''Çok gezen mi bilir çok okuyan mı?'' Ne yalnızca çok gezen ne de yalnızca çok okuyan bilir. Bilmek için çok gezmenin yanında çok da okumak gerekir. Çünkü gezmek bir uygulamaysa okumak onun kavramıdır. Uygulama, deneme yanılmayla değil de önceki deneme yanılmaların, deneyimlerin sonucu olan kuramla gerçekleşirse daha başarılı olur. Örneğin, bir yeri gezmek sözkonusu olduğunda yalnızca o yere ilişkin yazılanları okumak o yeri tanımayı sağlamaz. Aynı biçimde o yere ilişkin hiçbir şey okumadan o yeri gezmek bakan kör gözlerle dolanmaktır.
Bir kenti gezmekse en zorudur. Çünkü kentler iktisat, kültür, sanat, ... gibi birçok olgunun iç içe geçtiği karmaşık yerlerdir. Bu yüzden bir kenti iyi bilebilmek o kenti farklı olgular açısından birçok sefer gezmeyi gerektirir. Buna koşut olarak o kente ilişkin çok okumayı da.
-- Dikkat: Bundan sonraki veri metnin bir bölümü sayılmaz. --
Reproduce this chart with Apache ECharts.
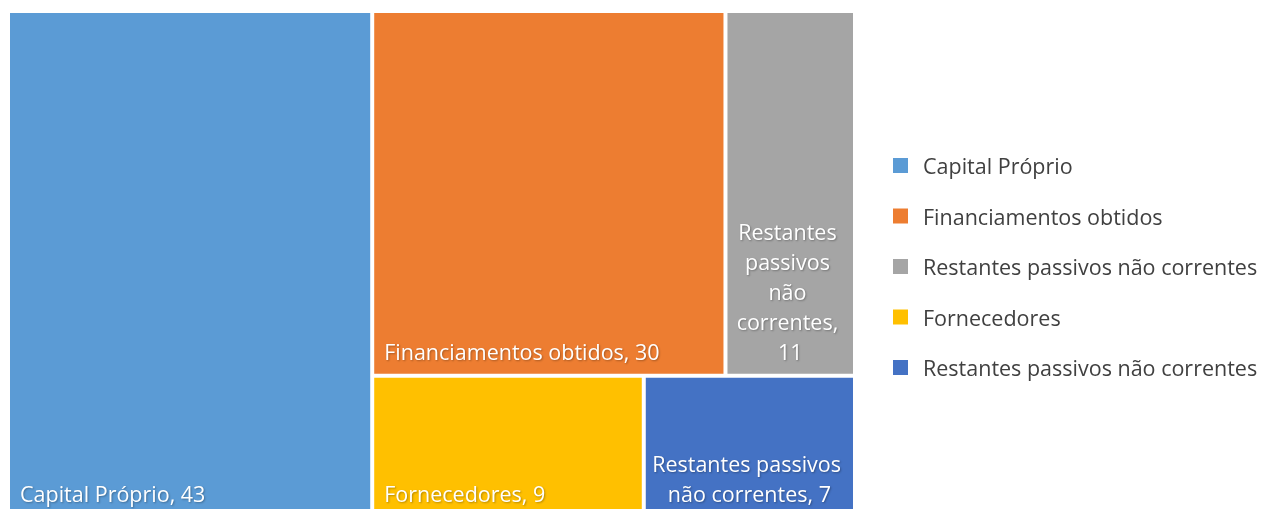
<!DOCTYPE html>
<html>
<head>
<meta charset="utf-8">
<script src="https://cdn.jsdelivr.net/npm/echarts@6/dist/echarts.min.js"></script>
<style>
html, body { margin: 0; padding: 0; background: #fff; }
#main { width: 1262px; height: 509px; }
</style>
</head>
<body>
<div id="main"></div>
<script>
var categories = ['Capital Próprio', 'Financiamentos obtidos', 'Restantes passivos não correntes', 'Fornecedores', 'Restantes passivos não correntes'];
var values = [43, 30, 11, 9, 7];
var colors = ['#5B9BD5', '#ED7D31', '#A5A5A5', '#FFC000', '#4472C4'];
// tiles where Excel wraps and centres the label
var centred = [false, false, true, false, true];
// Excel's layout: first tile as a column, then two rows of two
var layoutGroups = [[0], [[1, 2], [3, 4]]];

var myChart = echarts.init(document.getElementById('main'));

function leaf(i) {
    var node = {
        name: categories[i],
        value: values[i],
        itemStyle: { color: colors[i] }
    };
    if (centred[i]) {
        node.label = { position: 'insideBottom', align: 'center', overflow: 'break', padding: [0, 4, 5, 4] };
    }
    return node;
}

function group(children) {
    var sum = 0;
    children.forEach(function (c) { sum += c.value; });
    return {
        name: '',
        value: sum,
        children: children,
        itemStyle: { color: '#fff', gapWidth: 4, borderWidth: 0 },
        label: { show: false }
    };
}

var treeData = [
    leaf(layoutGroups[0][0]),
    group(layoutGroups[1].map(function (row) {
        return group(row.map(leaf));
    }))
];

var legendItems = [];
categories.forEach(function (name, i) {
    var y = 165.5 + i * 50.5;
    legendItems.push({
        type: 'rect',
        shape: { x: 893, y: y - 7.5, width: 15, height: 15 },
        style: { fill: colors[i] }
    });
    legendItems.push({
        type: 'text',
        x: 923,
        y: y + 2.5,
        style: {
            text: name,
            fill: '#404040',
            font: '21.5px "Open Sans"',
            verticalAlign: 'middle'
        }
    });
});

var option = {
    animation: false,
    series: [{
        type: 'treemap',
        left: 10,
        top: 13,
        width: 843,
        height: 503,
        sort: false,
        roam: false,
        nodeClick: false,
        breadcrumb: { show: false },
        itemStyle: { gapWidth: 4, borderWidth: 0, borderColor: '#fff' },
        label: {
            show: true,
            position: 'insideBottomLeft',
            formatter: '{b}, {c}',
            color: '#fff',
            fontFamily: 'Open Sans',
            fontSize: 21.5,
            lineHeight: 30,
            padding: [0, 8, 5, 10],
            textShadowColor: 'rgba(0,0,0,0.3)',
            textShadowBlur: 2,
            textShadowOffsetX: 1,
            textShadowOffsetY: 1
        },
        data: treeData
    }],
    graphic: legendItems
};

myChart.setOption(option);
</script>
</body>
</html>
Bu kitap, kentleri ''Devrim Tarihi(leri)'' açısından tanıtan gezi yazılarından oluşmakta. Bu yönüyle alışagelmiş gezi kitaplarının ötesindedir. Ayrıca kentlere ilişkin simgeleri vermekle yetinmez, şiirsel diliyle devrimci imgeler de yaratmayı amaçlar.